Le respect de ces dispositions est évidemment insuffisant pour régler la question du stress au travail et du harcèlement moral. Aujourd’hui, de nombreuses entreprises ont réuni les partenaires sociaux autour de ces problématiques et ont négocié des accords collectifs avec des mesures plus poussées. On retrouve dans ces accords diverses mesures telles que des formations et sensibilisations adéquates des responsables hiérarchiques, une politique de communication auprès des salariés sur les notions de stress et de harcèlement moral avec la présence du médecin du travail, la mise en place de comités de pilotage, la diffusion de questionnaires de type Karasek, des enquêtes (ou audits) internes autour de ces problématiques, voire l’aménagement de lieux tels que la création de salles de sport ou autres.

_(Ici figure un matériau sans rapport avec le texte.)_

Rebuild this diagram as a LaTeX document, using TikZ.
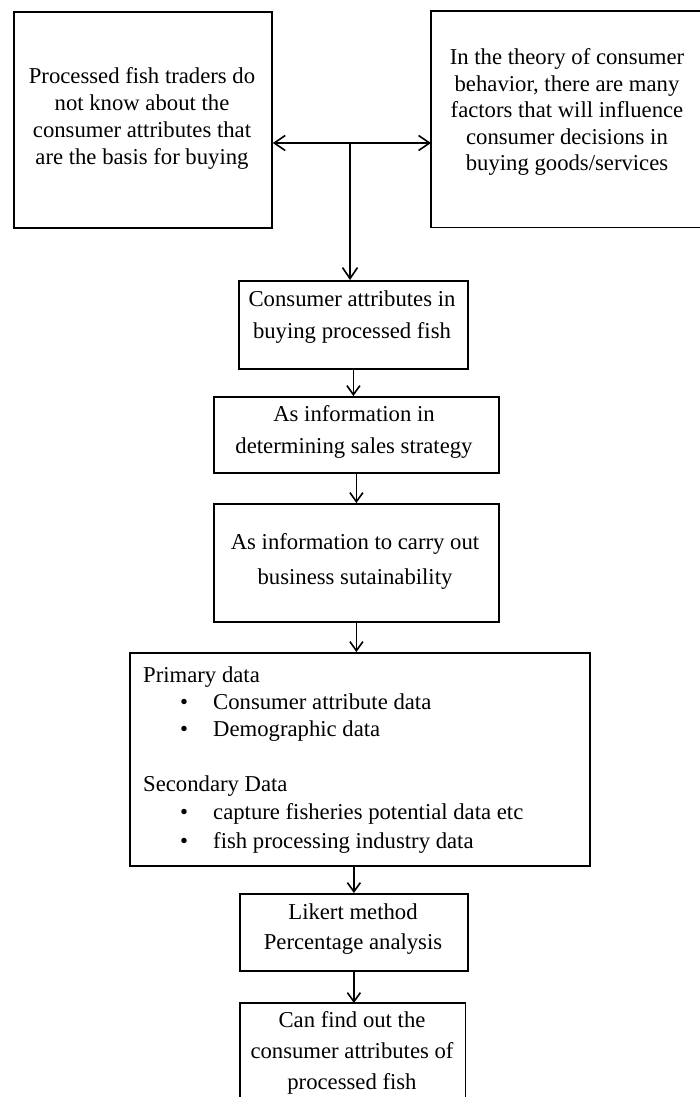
\documentclass[tikz,border=0pt]{standalone}
\usepackage{fontspec}
\setmainfont{Liberation Serif}
\usetikzlibrary{arrows.meta,calc}
\begin{document}
\begin{tikzpicture}[x=1pt,y=-1pt,
  boxline/.style={line width=1.8pt},
  box/.style={boxline,draw,rectangle,inner sep=0pt,anchor=north west},
  openbox/.style={rectangle,inner sep=0pt,anchor=north west},
  txt/.style={align=center,inner sep=0pt,font=\fontsize{22.7}{#1}\selectfont},
  txt/.default=27,
  ln/.style={anchor=base west,inner sep=0pt,font=\fontsize{22.7}{27}\selectfont},
  bul/.style={anchor=base,inner sep=0pt,font=\fontsize{22.7}{27}\selectfont},
  arr/.style={line width=1.6pt,-{Straight Barb[length=9pt,width=13pt,line width=1.6pt]}},
  bigarr/.style={line width=1.6pt,-{Straight Barb[length=11pt,width=15pt,line width=1.6pt]}}
]
\useasboundingbox[fill=white] (0,0) rectangle (700,1097);

% top boxes
\node[box,minimum width=258pt,minimum height=216pt] (L) at (13,11) {};
\node[txt] (Lt) at (142,118) {Processed fish traders do\\not know about the\\consumer attributes that\\are the basis for buying};

\node[openbox,minimum width=290pt,minimum height=216pt] (R) at (431,11) {};
\draw[boxline] (R.north east) -- (R.north west) -- (R.south west) -- (R.south east);
\node[txt=26.5] (Rt) at (567,112) {In the theory of consumer\\behavior, there are many\\factors that will influence\\consumer decisions in\\buying goods/services};

\coordinate (J) at (350,143);
\draw[bigarr] (J) -- (J -| L.east);
\draw[bigarr] (J) -- (J -| R.west);

% chain
\node[box,minimum width=229pt,minimum height=88pt] (C1) at (238,280) {};
\node[txt=32] (C1t) at (352,317) {Consumer attributes in\\buying processed fish};
\draw[bigarr] (J) -- (J |- C1.north);

\node[box,minimum width=285pt,minimum height=76pt] (C2) at (213,396) {};
\node[txt=32] (C2t) at (354,432) {As information in\\determining sales strategy};
\draw[arr] (C1.south) -- (C1.south |- C2.north);

\node[box,minimum width=285pt,minimum height=118pt] (C3) at (213,503) {};
\node[txt=35] (C3t) at (355,561) {As information to carry out\\business sutainability};
\draw[arr] (C2.south) -- (C2.south |- C3.north);

% data box
\node[box,minimum width=460pt,minimum height=213pt] (D) at (129,652) {};
\draw[arr] (C3.south) -- (C3.south |- D.north);
\node[ln] (p0) at (143,682) {Primary data};
\node[bul] (b1) at (184,709) {\textbullet};
\node[ln] (p1) at (213,709) {Consumer attribute data};
\node[bul] (b2) at (184,736) {\textbullet};
\node[ln] (p2) at (213,736) {Demographic data};
\node[ln] (s0) at (143,791) {Secondary Data};
\node[bul] (b3) at (184,819) {\textbullet};
\node[ln] (s1) at (213,819) {capture fisheries potential data etc};
\node[bul] (b4) at (184,848) {\textbullet};
\node[ln] (s2) at (213,848) {fish processing industry data};

% likert
\node[box,minimum width=228pt,minimum height=77pt] (K) at (239,893) {};
\node[txt=30] (Kt) at (353,929) {Likert method\\Percentage analysis};
\draw[arr] (D.south -| K.center) -- (K.north);

% bottom (cut off)
\node[openbox,minimum width=225pt,minimum height=110pt] (B) at (240,1003) {};
\draw[boxline] (B.south west) -- (B.north west) -- (B.north east) -- (B.south east);
\node[txt=31] (Bt) at (352,1053) {Can find out the\\consumer attributes of\\processed fish};
\draw[arr] (K.south) -- (K.south |- B.north);
\end{tikzpicture}
\end{document}
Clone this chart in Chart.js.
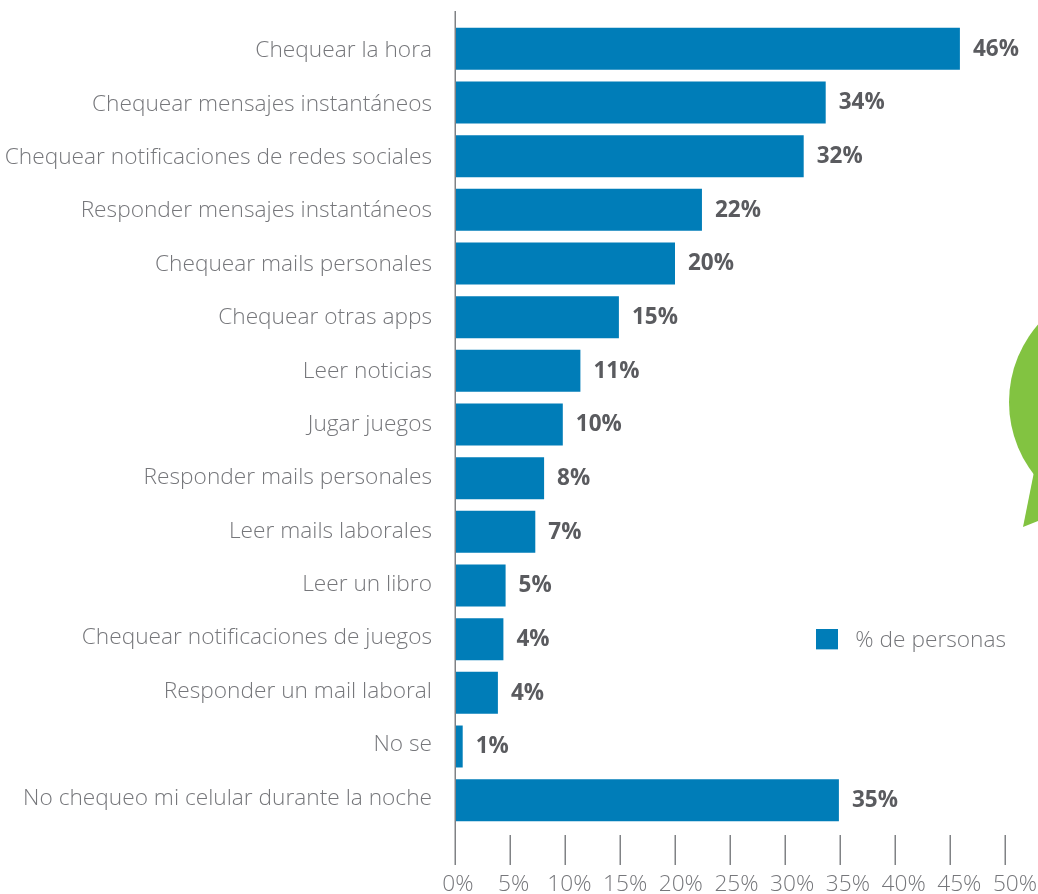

Il est également fait appel à des intervenants extérieurs en prévention des risques professionnels ou des cabinets de conseil spécialisés.

Le panel des mesures envisageables est large, et dans tous les cas, un conseil s’avère indispensable : que les faits soient réels ou imaginaires, l’employeur prudent devra prendre en compte les allégations du ou de ses salariés et engager les procédures que lui impose la loi (droit d’alerte, saisine du CSE, etc.) afin de se prémunir de tout contentieux en la matière. Reste à retenir qu’un management efficace est aussi un management humain, ciment de la cohésion dans l’entreprise.

A noter : 3 partenaires dans cette démarche

L’ancien CHSCT, aujourd’hui comité social et économique (CSE), veille à la protection de la santé physique et mentale des salariés et on peut le consulter sur les mesures de prévention du harcèlement mises en place ou proposer lui-même des actions de prévention.

Le médecin du travail peut proposer des mutations et transformations de postes justifiées par des considérations relatives à la santé physique ou mentale des salariés, et particulièrement au harcèlement moral.

L’inspecteur du travail, nous l’oublions souvent, peut intervenir à titre préventif, et pas seulement répressif.